The crew of the MV Green Lake, including SIU members sailing aboard the Central Gulf Lines-operated vessel, sprang into action on New Year’s Eve, using their rescue training to save lives in the Pacific Ocean.
The Green Lake was the first vessel to respond to a Coast Guard alert from the Panamanian-flagged Sincerity Ace, a 2009- built car carrier sailing from Yokohama to Hawaii. The master had reported a serious vessel fire, ongoing firefighting efforts and the intent to abandon ship approximately 1,800 nautical miles northwest of Oahu.
The crew and officers of the Green Lake spent the next 18 hours battling poor weather conditions as they rescued seven mariners and searched for the missing. They were joined in the search efforts by three other merchant ships, as well as a U.S. Coast Guard Hercules HC-130 aircraft and a Navy 7th Fleet P-8 Poseidon.
In total, the crews of the merchant vessels that responded to the disaster rescued 16 members of the Sincerity Ace’s crew. Five were not recovered, after a total of 13 searches covering 5,544 nautical square miles were conducted over a span of three days.
The SIU crew of the MV Green Lake included Bosun Isaac Amissah, ABs Nicolas Bernardo Bartolome, Robert Calvo, Paul Gottschling, John Rawlings and Ted Thompson, OMUs Godofredo Manding Banatao and Mario Santos, Steward/Baker Peter Schuetz, Chief Cook Jose Felipe Clotter, and SA Jolanta Goch. All of them have completed training at the SIU-affiliated Paul Hall Center, located in Piney Point, Maryland.
The deck officers aboard the Green Lake are members of the MM&P, and the engineers are represented by the MEBA.
Bosun Amissah retold the event, saying, “We had left Yokohama maybe three days before, when we got the alert that a ship was on fire. When we got to the scene, the crew were spread out over the water, in life jackets.”
He explained that the Green Lake retrieved seven men from the ocean, bringing them into warm areas on the ship to rest and recover: “By the time we pulled them out of the water, they were so tired. They’d been in the water for maybe eight hours by that point, so they needed to rest and warm up.”
“Our training helped a lot,” he concluded, “especially the man-overboard drills. We’d be picking up one guy out of the water here, then the next guy would be three miles away, they were so spread out. Our training was really important in saving those seven lives.”
“The entire crew did a truly incredible job under extreme conditions,” said Capt. William Boyce. “Winds were blowing a steady 25 knots, gusting to 30 knots, with a heavy 20-25-foot north-westerly swell.
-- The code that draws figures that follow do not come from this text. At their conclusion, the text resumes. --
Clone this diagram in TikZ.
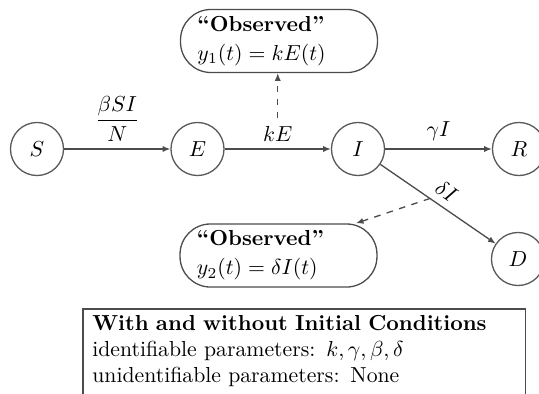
\documentclass[tikz,border=0pt]{standalone}
\usetikzlibrary{arrows.meta}
\begin{document}
\begin{tikzpicture}[x=0.46pt,y=-0.46pt,
  state/.style={circle,draw=black!65,line width=0.6pt,minimum size=24.4pt,inner sep=0pt},
  flow/.style={draw=black!70,line width=0.6pt,-{Latex[length=3.5pt,width=2.8pt]}},
  obs/.style={draw=black!70,line width=0.6pt,rounded corners=14pt,minimum height=29pt,
    text width=75pt,inner xsep=7.8pt,inner ysep=2pt,align=left},
  obsline/.style={draw=black!70,line width=0.6pt,dashed,-{Latex[length=3.5pt,width=2.8pt]}},
  frame/.style={draw=black!70,line width=0.6pt},
  info/.style={text width=195pt,inner xsep=4.1pt,inner ysep=2.8pt,align=left}]
\useasboundingbox (0,0) rectangle (539,393);
\node[state] (S) at (37,149) {$S$};
\node[state] (E) at (197.5,149) {$E$};
\node[state] (I) at (358,149) {$I$};
\node[state] (R) at (519,149) {$R$};
\node[state] (D) at (518,259) {$D$};
\node[obs] (obs1) at (279,41) {\textbf{``Observed''}\\[1.3pt]$y_1(t)=kE(t)$};
\node[obs] (obs2) at (278.5,255.5) {\textbf{``Observed''}\\[1.3pt]$y_2(t)=\delta I(t)$};
\draw[flow] (S) -- node[above] (l1) {$\displaystyle\frac{\beta SI}{N}$} (E);
\draw[flow] (E) -- node[above] (l2) {$kE$} (I);
\draw[flow] (I) -- node[above] (l3) {$\gamma I$} (R);
\draw[flow] (I) -- node[above,sloped] (l4) {$\delta I$} coordinate[pos=0.43] (c2) (D);
\draw[obsline] (l2.north) -- (l2.north |- obs1.south);
\draw[obsline] (c2) -- ([xshift=-10pt]obs2.north east);
\node[info,anchor=north west] (infobox) at (83,309) {\textbf{With and without Initial Conditions}\\
identifiable parameters: $k,\gamma,\beta,\delta$\\
unidentifiable parameters: None};
\draw[frame] ([yshift=-30pt]infobox.south west) -- (infobox.north west) -- (infobox.north east) -- ([yshift=-30pt]infobox.south east);
\end{tikzpicture}
\end{document}
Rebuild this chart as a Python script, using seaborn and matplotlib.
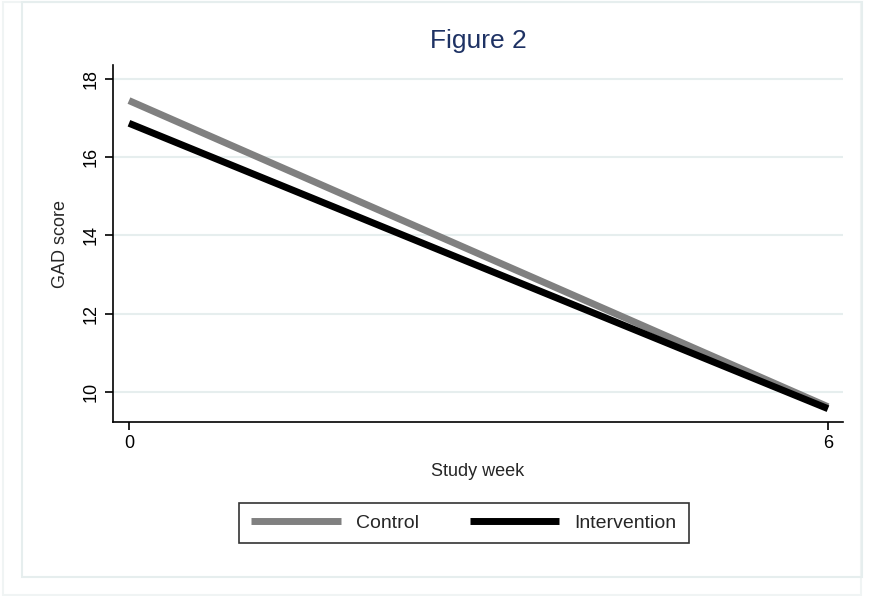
import matplotlib
matplotlib.use("Agg")
import matplotlib.pyplot as plt
import pandas as pd
import seaborn as sns
from matplotlib.patches import Rectangle

# data
weeks = [0, 6]
control = [17.45, 9.62]
intervention = [16.87, 9.57]
groups = ["Control", "Intervention"]
y_ticks = [10, 12, 14, 16, 18]
x_ticks = [0, 6]

df = pd.DataFrame({
    "week": weeks + weeks,
    "score": control + intervention,
    "group": [groups[0]] * len(weeks) + [groups[1]] * len(weeks),
})

sns.set_style("white")
plt.rcParams["font.family"] = ["Liberation Sans", "DejaVu Sans"]
plt.rcParams["lines.solid_capstyle"] = "butt"

fig = plt.figure(figsize=(8.81, 5.96), dpi=100)
W, H = 881, 596

# light frames around the graph region
fig.patches.append(Rectangle((3 / W, 1 - 595 / H), 858 / W, 593 / H,
                             transform=fig.transFigure, fill=False,
                             edgecolor="#f0f4f4", linewidth=1.5))
fig.patches.append(Rectangle((22 / W, 1 - 577 / H), 840 / W, 575 / H,
                             transform=fig.transFigure, fill=False,
                             edgecolor="#e6eeee", linewidth=1.5))

ax = fig.add_axes([113 / W, 1 - 422 / H, 730 / W, 357 / H])
sns.lineplot(data=df, x="week", y="score", hue="group",
             palette={"Control": "#808080", "Intervention": "#000000"},
             linewidth=5, ax=ax, legend=False)

ax.set_xlim(-0.137, 6.129)
ax.set_ylim(9.23, 18.36)
ax.set_yticks(y_ticks)
ax.set_xticks(x_ticks)
ax.set_yticklabels([str(t) for t in y_ticks], rotation=90, va="center")
ax.tick_params(axis="both", direction="out", length=6, width=1.2,
               labelsize=13, colors="black", left=True, bottom=True)
for t in y_ticks:
    ax.axhline(t, color="#e6eeee", linewidth=1.5, zorder=0)
ax.spines["top"].set_visible(False)
ax.spines["right"].set_visible(False)
for s in ["left", "bottom"]:
    ax.spines[s].set_color("black")
    ax.spines[s].set_linewidth(1.2)

ax.set_xlabel("Study week", fontsize=13, labelpad=8)
ax.set_ylabel("GAD score", fontsize=13, labelpad=10)
ax.set_title("Figure 2", fontsize=19, color="#1e3264", pad=12)

handles = [plt.Line2D([], [], color="#808080", linewidth=5),
           plt.Line2D([], [], color="#000000", linewidth=5)]
leg = ax.legend(handles, groups, loc="center",
                bbox_to_anchor=(464 / W, 1 - 523 / H),
                bbox_transform=fig.transFigure, ncol=2, fontsize=14,
                frameon=True, fancybox=False, handlelength=4.6,
                handletextpad=0.8, columnspacing=2.6, borderpad=0.6)
leg.get_frame().set_edgecolor("black")
leg.get_frame().set_linewidth(1.2)

fig.savefig("out.png", dpi=100)
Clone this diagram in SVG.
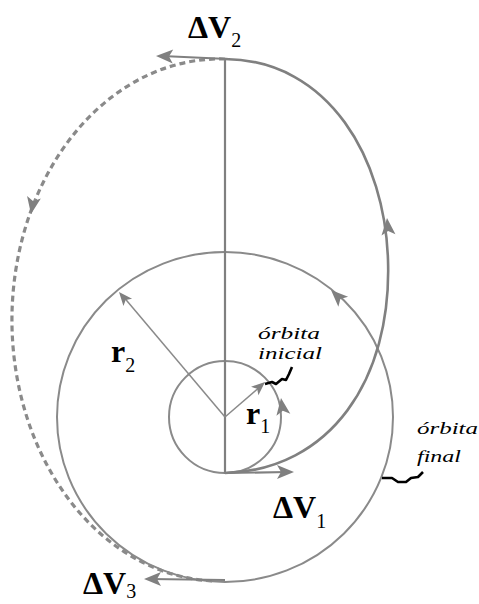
<svg xmlns="http://www.w3.org/2000/svg" xmlns:xlink="http://www.w3.org/1999/xlink" width="479" height="604" viewBox="0 0 479 604">
<style>
.orb{fill:none;stroke:#8a8a8a;stroke-width:2}
.tr{fill:none;stroke:#808080;stroke-width:2.6}
.dash{fill:none;stroke:#8a8a8a;stroke-width:3.2;stroke-dasharray:6 4}
.ln{fill:none;stroke:#808080;stroke-width:2.2}
.rad{fill:none;stroke:#8a8a8a;stroke-width:1.5}
.lead{fill:none;stroke:#000;stroke-width:2.6;stroke-linejoin:round}
.ah{fill:#808080}
.big{font-family:"Liberation Serif","DejaVu Serif",serif;font-weight:bold;font-size:32px;fill:#000}
.sub{font-family:"Liberation Serif","DejaVu Serif",serif;font-weight:normal;font-size:20px}
.it{font-family:"Liberation Serif","DejaVu Serif",serif;font-style:italic;font-size:17px;fill:#000}
</style>
<defs>
<path id="ah" d="M0,0 L-17,-7 L-13,0 L-17,7 z"/>
</defs>
<g id="orbita-final"><ellipse class="orb" cx="225" cy="417" rx="168" ry="165"/></g>
<g id="orbita-inicial"><circle class="orb" cx="225" cy="417" r="56"/></g>
<g id="connectors">
<line class="ln" x1="225" y1="59" x2="225" y2="474"/>
<path class="tr" d="M225,473 C330,470 392,380 388,260 C385,160 330,60 225,59"/>
<path class="dash" d="M225,59 A208,261 0 0 0 215,581"/>
<line class="ln" x1="225" y1="473" x2="288" y2="472"/>
<line class="ln" x1="228" y1="59" x2="162" y2="56"/>
<line class="ln" x1="225" y1="580" x2="150" y2="579"/>
<line class="rad" x1="225" y1="417" x2="262" y2="385"/>
<line class="rad" x1="225" y1="417" x2="122" y2="295"/>
<use xlink:href="#ah" class="ah" transform="translate(294,472)"/>
<use xlink:href="#ah" class="ah" transform="translate(156,56) rotate(182)"/>
<use xlink:href="#ah" class="ah" transform="translate(144,579) rotate(180)"/>
<use xlink:href="#ah" class="ah" transform="translate(265,382) rotate(-41) scale(0.8)"/>
<use xlink:href="#ah" class="ah" transform="translate(119,292) rotate(-130) scale(0.8)"/>
<use xlink:href="#ah" class="ah" transform="translate(387,218) rotate(-95)"/>
<use xlink:href="#ah" class="ah" transform="translate(331,290) rotate(-136)"/>
<use xlink:href="#ah" class="ah" transform="translate(281,398) rotate(-98)"/>
<use xlink:href="#ah" class="ah" transform="translate(31,214) rotate(100)"/>
<path class="lead" d="M265,384 L272,382 L276,384 L282,379 L286,380 L289,374 L292,367"/>
<path class="lead" d="M382,478 L392,478 L398,482 L406,482 L411,478 L418,477 L423,472"/>
</g>
<g id="labels">
<text class="big" x="188" y="38">ΔV<tspan class="sub" dy="9">2</tspan></text>
<text class="big" x="273" y="518">ΔV<tspan class="sub" dy="10">1</tspan></text>
<text class="big" x="83" y="594">ΔV<tspan class="sub" dy="4">3</tspan></text>
<text class="big" x="111" y="362">r<tspan class="sub" dy="10">2</tspan></text>
<text class="big" x="246" y="424">r<tspan class="sub" dy="9">1</tspan></text>
<text class="it" x="258" y="339" textLength="62" lengthAdjust="spacingAndGlyphs">órbita</text>
<text class="it" x="258" y="359" textLength="64" lengthAdjust="spacingAndGlyphs">inicial</text>
<text class="it" x="417" y="434" textLength="61" lengthAdjust="spacingAndGlyphs">órbita</text>
<text class="it" x="417" y="462" textLength="44" lengthAdjust="spacingAndGlyphs">final</text>
</g>
</svg>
Due to the sea state and our high freeboard, it was very difficult to maneuver, bring the ship alongside each survivor, and get them on board with limited retrieval resources.”
Boyce continued, praising the work of his crew: “MEBA Chief Engineer Joseph Tierney, First Engineer Shauna Glasser, Second Engineer Zac Pollock and Third Engineer Maria Asuncion assisted in retrieval and constant maneuvering for 18 straight hours. The entire SIU deck crew and bosun worked tirelessly from 0200 to 2000 to get the exhausted survivors on board.
“The crew showed incredible perseverance, teamwork and determination,” he concluded, “constantly improvising with each survivor’s recovery in very difficult and dangerous conditions. I am proud of each and every one of this crew for saving seven souls that had experienced horrific conditions and were exhausted.”
“We are very grateful for the assistance the crews of these vessels have given during the search and rescue efforts,” said a spokesperson for the Coast Guard. “These crew members went out of their way to aid their fellow mariners, and because of the remoteness of the incident, the outcome may have been very different had they not responded.”
The Green Lake diverted to Honolulu to disembark the survivors once the search for additional survivors was called off. At last report, the Sincerity Ace was being towed to Japan.